In defiance of UIPA and countering disclosure practices of his predecessors, Abercrombie kept those nominees secret. The Star-Advertiser sued and prevailed — disclosure is required and serves a public purpose — but Abercrombie stubbornly took the fight for legal fees up to the state Supreme Court, adding $45,000 to the case. Gov. David Ige has now approved payment.
"The Star-Advertiser was able to see this through to the end, even while the governor (Abercrombie) ordered appeals that delayed the outcome," said Dennis Francis, Star-Advertiser publisher. "But the state’s reaction to our suit is bound to give pause to those who might think about pursuing open records in government on their own."
That chilling truth goes to the very heart of why Hawaii’s open records and open meetings laws must be protected in their strength, not weakened.
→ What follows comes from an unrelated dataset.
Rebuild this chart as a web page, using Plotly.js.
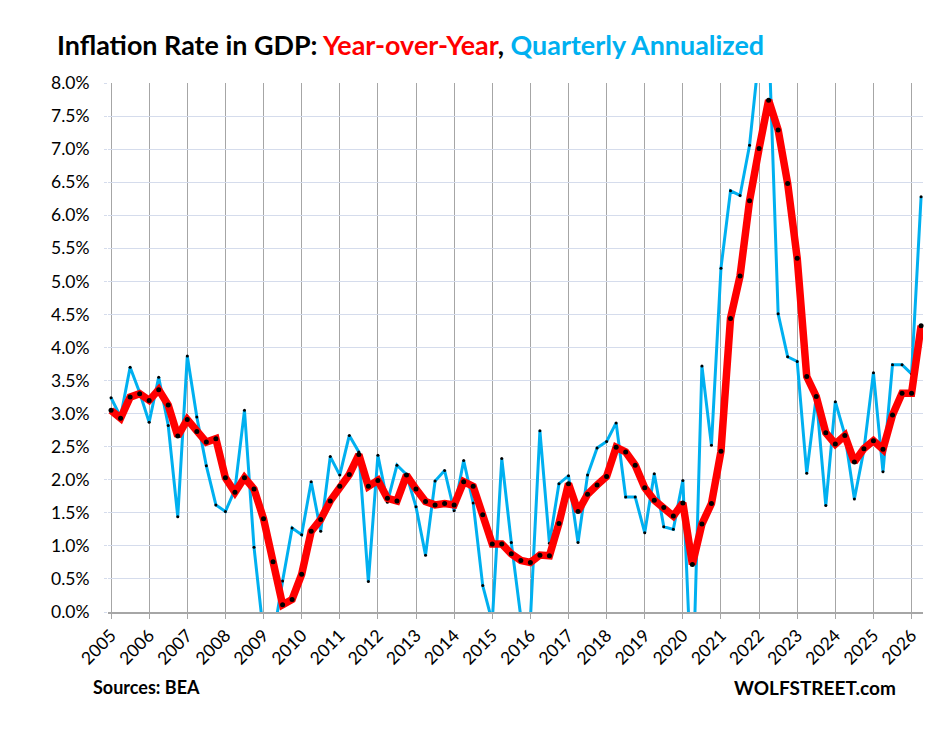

With clarity of law — not ambiguity — in mind, the governor is urged to veto these legislative bills that would impede government transparency:
» House Bill 287 (HD1, SD1, CD1) would keep more public records from disclosure, on privacy grounds; it was supported by the Honolulu Police Department and the Judiciary, but strongly and rightly opposed by a range of good-government advocates. Broadening the exception from public disclosure under UIPA, has the effect of incrementally closing the window of public accountability.
» Senate Bill 1208 (SD1, HD1) would allow the board of the $13.9 billion Employees Retirement System to close more meetings to the public. Millions of taxpayer dollars are paid each year into the public-workers’ ERS — Hawaii’s largest public pension fund — so granting additional exemptions to the open-meetings law is unsettling. While the final form of this bill carves out a smaller Sunshine Law loophole than initially proposed, to allow the publicly funded ERS to close a meeting when it has long operated without such a carveout is dubious.
» Senate Bill 419 (SD 2, HD 1, CD 1) would create a limited exception from the Sunshine Law for neighborhood board members, giving them much more freedom than any other boards’ members to attend and interact at informational meetings. In a significant exception to the Sunshine Law — and that’s what makes this alarming — this bill would allow more than a quorum of neighborhood board members to attend public meetings or presentations (for example, a developer’s presentation) that do not charge a fee or require registration, and are not organized for or directed toward board members. Such exemptional leeway for members to gather outside of their official, publicized neighborhood board meeting would be a bad precedent.
Other measures that would have enhanced government accountability and openness failed this year; they remain alive for consideration next session, where it’s hoped they will succeed. Tops among them: Increased transparency for public agency meetings, specifically requiring boards to report any final action taken during a closed executive session; and reinstatement of Hawaii’s once-lauded media shield law, which dismayingly, was allowed to sunset in 2013.
But those are battles for another year.
The public’s best defense is to keep vigilant, and to keep Hawaii’s open-government laws intact.